Pemerintah Xinjiang melalui Wechat mengatakan ingin menguatkan perjuangan ideologis mereka dan melawan "halalifikasi" atau kecenderungan halal. Hal ini terkait pelabelan halal pada produk makanan yang dianggap sudah menembus kehidupan sekuler di China.
SCROLL TO CONTINUE WITH CONTENT
![]() |
"Kecenderungan halal mengaburkan batas antara agama dan kehidupan sekuler. Jadi hal ini sangat mudah jatuh ke dalam lumpur ekstremisme agama," kata pemilik Global Times dalam artikel mengenai kampanye baru di Urumqi ini.

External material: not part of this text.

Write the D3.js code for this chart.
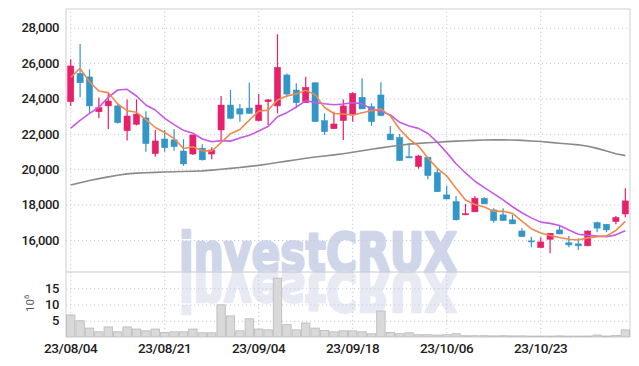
<!DOCTYPE html>
<html>
<head>
<meta charset="utf-8">
<script src="https://cdn.jsdelivr.net/npm/d3@7/dist/d3.min.js"></script>
<style>
  body { margin: 0; background: #fff; }
  text { font-family: Roboto, "DejaVu Sans", sans-serif; }
</style>
</head>
<body>
<div id="chart"></div>
<script>
var dates = ['23/08/04','23/08/07','23/08/08','23/08/09','23/08/10','23/08/11','23/08/14','23/08/16','23/08/17','23/08/18',
  '23/08/21','23/08/22','23/08/23','23/08/24','23/08/25','23/08/28','23/08/29','23/08/30','23/08/31','23/09/01',
  '23/09/04','23/09/05','23/09/06','23/09/07','23/09/08','23/09/11','23/09/12','23/09/13','23/09/14','23/09/15',
  '23/09/18','23/09/19','23/09/20','23/09/21','23/09/22','23/09/25','23/09/26','23/09/27','23/10/04','23/10/05',
  '23/10/06','23/10/10','23/10/11','23/10/12','23/10/13','23/10/16','23/10/17','23/10/18','23/10/19','23/10/20',
  '23/10/23','23/10/24','23/10/25','23/10/26','23/10/27','23/10/30','23/10/31','23/11/01','23/11/02','23/11/03'];

var opens = [23820,25420,25220,23250,23580,23580,22180,22540,22900,20880, 21710,21660,21030,20860,21190,20860,22220,23630,23420,23460,
  22750,23820,23580,25330,24480,23760,24890,22750,22290,22750, 23120,24070,23540,24200,21990,21790,20710,20150,20680,19810,
  18550,18170,17420,17590,18360,17700,17420,17140,16510,15950, 15570,16040,16570,15840,15780,15670,16980,16890,17040,17470];
var highs = [26220,27080,25650,24050,24290,23650,23950,23950,23280,22220, 22220,22260,21700,21950,21410,21240,24140,24480,23690,24890,
  24250,23970,27630,25420,24860,25230,24910,23160,23250,23950, 24350,25140,23730,24920,22450,21990,21470,20810,20710,20050,
  19070,18490,18040,18490,18420,17800,17800,17420,16670,16190, 16150,16390,16850,16230,16100,16530,17040,16900,17360,18930];
var lows = [23580,24070,23160,22880,22260,22580,21620,22480,20990,20710, 20990,21050,20190,20800,20490,20570,21660,22830,22690,23150,
  22700,22500,23160,24070,23450,23740,22680,21940,22290,21660, 22690,23400,22450,23000,21650,20470,20640,20030,19440,18720,
  18300,17100,17400,17580,18030,16980,17090,16900,16180,15590, 15560,15250,16330,15590,15440,15650,16440,16440,16890,17290];
var closes = [25840,24890,23580,23480,23860,22630,23010,23120,21450,21600, 21220,21280,20300,21940,20530,21090,23630,22880,23120,23160,
  23630,23920,25760,24250,23760,24630,22690,22120,22560,23580, 24290,23410,22690,23030,21660,20490,20640,20750,19640,18730,
  18320,17140,17490,18360,18040,17100,17100,16910,16190,15890, 15890,16380,16340,15720,15670,16510,16670,16570,17270,18210];

// volume in millions
var volumes = [6.8,5.0,2.75,1.6,3.1,1.6,3.1,2.45,1.9,2.45, 1.4,1.6,1.6,2.45,1.3,1.3,9.9,6.5,1.9,5.6,
  2.45,2.2,18.1,3.8,2.2,4.3,2.75,2.0,1.6,1.9, 1.9,1.6,1.0,8.0,1.4,1.0,1.3,0.7,0.7,0.6,
  0.7,1.0,0.4,0.4,0.4,0.35,0.4,0.35,0.35,0.3, 0.3,0.3,0.35,0.3,0.3,0.3,0.6,0.3,0.5,2.2];

var ma5 = [25200,25700,24950,24420,24330,23690,23310,23220,22810,22360, 22080,21730,21170,21270,21050,21030,21500,22010,22250,22780,
  23280,23340,23920,24140,24260,24460,24220,23490,23150,23120, 23050,23190,23310,23400,23020,22260,21700,21310,20640,20050,
  19620,18920,18260,18010,17870,17630,17620,17500,17070,16640, 16400,16250,16140,16040,16000,16120,16180,16230,16540,17050];
var ma10 = [22320,22760,23160,23500,24070,24480,24520,24140,23630,23350, 22880,22520,22200,22040,21710,21550,21620,21590,21760,21920,
  22160,22420,22970,23200,23520,23870,23780,23700,23650,23690, 23760,23710,23400,23280,23070,22650,22450,22310,22020,21530,
  20940,20310,19790,19320,18960,18620,18270,17880,17540,17250, 17010,16940,16820,16560,16320,16260,16220,16180,16290,16520];
var maLong = [19110,19240,19360,19470,19570,19660,19740,19780,19800,19820, 19840,19860,19870,19890,19910,19950,20000,20050,20100,20160,
  20220,20300,20380,20460,20540,20620,20690,20750,20810,20880, 20960,21050,21130,21210,21290,21360,21420,21460,21500,21530,
  21560,21590,21610,21630,21650,21660,21660,21650,21630,21600, 21570,21520,21470,21430,21380,21300,21180,21030,20880,20770];

var priceTicks = [16000, 18000, 20000, 22000, 24000, 26000, 28000];
var volumeTicks = [5, 10, 15];
var dateTicks = ['23/08/04', '23/08/21', '23/09/04', '23/09/18', '23/10/06', '23/10/23'];

var width = 639, height = 366;
var plotLeft = 66, plotRight = 630, plotTop = 9, plotMid = 272, plotBottom = 337;
var upColor = '#e6206a', downColor = '#3396c8';

var svg = d3.select('#chart').append('svg')
  .attr('width', width)
  .attr('height', height);

var x = d3.scaleBand().domain(dates).range([plotLeft, plotRight]);
var y = d3.scaleLinear().domain([14190, 29060]).range([plotMid, plotTop]);
var yv = d3.scaleLinear().domain([0, 20]).range([plotBottom, plotMid]);
function cx(d) { return x(d) + x.bandwidth() / 2; }

// watermark with reflection
var mark = svg.append('g').attr('class', 'watermark');
[['#d0d6ea', ''], ['#e7e9f3', 'translate(0,' + (2 * plotMid) + ') scale(1,-1)']].forEach(function(m) {
  mark.append('text')
    .attr('x', 179).attr('y', plotMid - 1)
    .attr('transform', m[1] || null)
    .attr('textLength', 278).attr('lengthAdjust', 'spacingAndGlyphs')
    .style('font-family', '"DejaVu Sans", sans-serif')
    .style('font-weight', 'bold').style('font-size', '53px')
    .style('fill', m[0])
    .style('stroke', m[0]).style('stroke-width', 2.6).style('stroke-linejoin', 'round')
    .text('investCRUX');
});

// grids + axes
function styleAxis(g) {
  g.select('.domain').remove();
  g.selectAll('.tick line')
    .attr('stroke', '#c6c9de')
    .attr('stroke-dasharray', '1.2,2.8');
  g.selectAll('.tick text')
    .style('font-size', '13px')
    .style('font-weight', 500)
    .style('letter-spacing', '-0.4px')
    .attr('fill', '#222');
}

svg.append('g')
  .attr('transform', 'translate(' + plotLeft + ',0)')
  .call(d3.axisLeft(y).tickValues(priceTicks).tickSize(-(plotRight - plotLeft)).tickPadding(7).tickFormat(d3.format(',')))
  .call(styleAxis);

svg.append('g')
  .attr('transform', 'translate(' + plotLeft + ',0)')
  .call(d3.axisLeft(yv).tickValues(volumeTicks).tickSize(-(plotRight - plotLeft)).tickPadding(7))
  .call(styleAxis);

var xAxis = svg.append('g')
  .attr('transform', 'translate(0,' + plotBottom + ')')
  .call(d3.axisBottom(x).tickValues(dateTicks).tickSize(-(plotBottom - plotTop)).tickPadding(6))
  .call(styleAxis);
xAxis.selectAll('.tick text').style('font-size', '13.5px');

// frame
svg.append('line').attr('x1', plotLeft).attr('x2', plotRight).attr('y1', plotMid).attr('y2', plotMid)
  .attr('stroke', '#c8c8c8');
svg.append('path')
  .attr('d', 'M' + plotLeft + ',' + plotBottom + 'V' + plotTop + 'H' + plotRight + 'V' + plotBottom)
  .attr('fill', 'none').attr('stroke', '#cfcfd6');

// volume bars
svg.selectAll('.vol')
  .data(dates)
 .enter().append('rect')
  .attr('class', 'vol')
  .attr('x', function(d) { return x(d) + 0.5; })
  .attr('width', x.bandwidth() - 1)
  .attr('y', function(d, i) { return yv(volumes[i]); })
  .attr('height', function(d, i) { return plotBottom - yv(volumes[i]); })
  .attr('fill', '#d9d9d9')
  .attr('stroke', '#b9b9b9')
  .attr('stroke-width', 0.8);

// candles
var candle = svg.selectAll('.candle')
  .data(dates)
 .enter().append('g')
  .attr('class', 'candle')
  .style('fill', function(d, i) { return closes[i] >= opens[i] ? upColor : downColor; })
  .style('stroke', function(d, i) { return closes[i] >= opens[i] ? upColor : downColor; });

candle.append('line')
  .attr('x1', cx).attr('x2', cx)
  .attr('y1', function(d, i) { return y(highs[i]); })
  .attr('y2', function(d, i) { return y(lows[i]); })
  .attr('stroke-width', 1.2);

var bodyW = x.bandwidth() * 0.66;
candle.append('rect')
  .attr('x', function(d) { return cx(d) - bodyW / 2; })
  .attr('width', bodyW)
  .attr('y', function(d, i) { return y(Math.max(opens[i], closes[i])); })
  .attr('height', function(d, i) { return Math.max(1, Math.abs(y(opens[i]) - y(closes[i]))); })
  .attr('stroke-width', 0.5);

// moving averages
function drawLine(values, color) {
  var line = d3.line()
    .x(function(d, i) { return cx(dates[i]); })
    .y(function(d) { return y(d); });
  svg.append('path')
    .datum(values)
    .attr('d', line)
    .attr('fill', 'none')
    .attr('stroke', color)
    .attr('stroke-width', 1.6)
    .attr('stroke-linejoin', 'round');
}
drawLine(maLong, '#8a8a8a');
drawLine(ma10, '#c858e8');
drawLine(ma5, '#ef8a4c');

// volume unit label
var unit = svg.append('text')
  .attr('transform', 'translate(34,312) rotate(-90)')
  .style('font-size', '11.5px')
  .attr('fill', '#555');
unit.append('tspan').text('10');
unit.append('tspan').attr('dy', -5).style('font-size', '8px').text('6');
</script>
</body>
</html>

Kampanye antihalal ini merupakan bentuk protes terhadap kebijakan kontra-terorisme China di gunung Xinjiang. Para aktivis hak, peneliti dan media telah mendokumentasikan penggunaan pengawasan massa dan pengasingan, serta pembatasan kebebasan beragama dari minoritas Muslim seperti Uighur, Kazakh dan Hui.
Para pengkritik menyebut China berusaha mengasimilasi minoritas ke dalam etnis Han China dengan membasmi tradisi Muslim. Sebelumnya pemerintah setempat bahkan membatasi penggunaan jenggot panjang, penutup kepala atau pakaian Islami lainnya yang dianggap bisa membangkitkan fanatisme agama.
Sementara itu kampanye melawan pelabelan halal terjadi untuk produk daging, susu dan minyak. Pemerintah di provinsi Gansi, rumah bagi populasi besar Muslim Hui, dilaporkan menutup lebih dari 700 toko yang menjual "produk halal" pada bulan Maret. Layanan halal seperti potong rambut juga sudah dilarang.
Tagar "halalification" atau fanhua qingzhen juga marak di internet. Netizen mempertanyakan foto-foto makanan berlabel halal dan melontarkan sindiran. "Apakah ada darah
babi di dalam susu biasa? Yang harus kita khawatirkan adalah persatuan nasional, bukan kesatuan kelompok agama," tulis seorang netizen.
![]() |
Dalam sebuah pertemuan partai, Liu Ming selaku sekretaris kelompok anggota partai mengatakan, "Saya tidak percaya pada keyakinan agama apa pun. Saya harus berjuang keras melawan halalifikasi sampai akhir."
Di sisi lain, seorang kader Uighur menulis artikel berjudul, "Teman, Anda tidak perlu mencarikan restoran halal untuk saya." Ia menulis, "Kami etnis minoritas telah menghormati kebiasaan makan kami begitu saja. Kami belum memikirkan untuk menghormati kebiasaan makan mereka."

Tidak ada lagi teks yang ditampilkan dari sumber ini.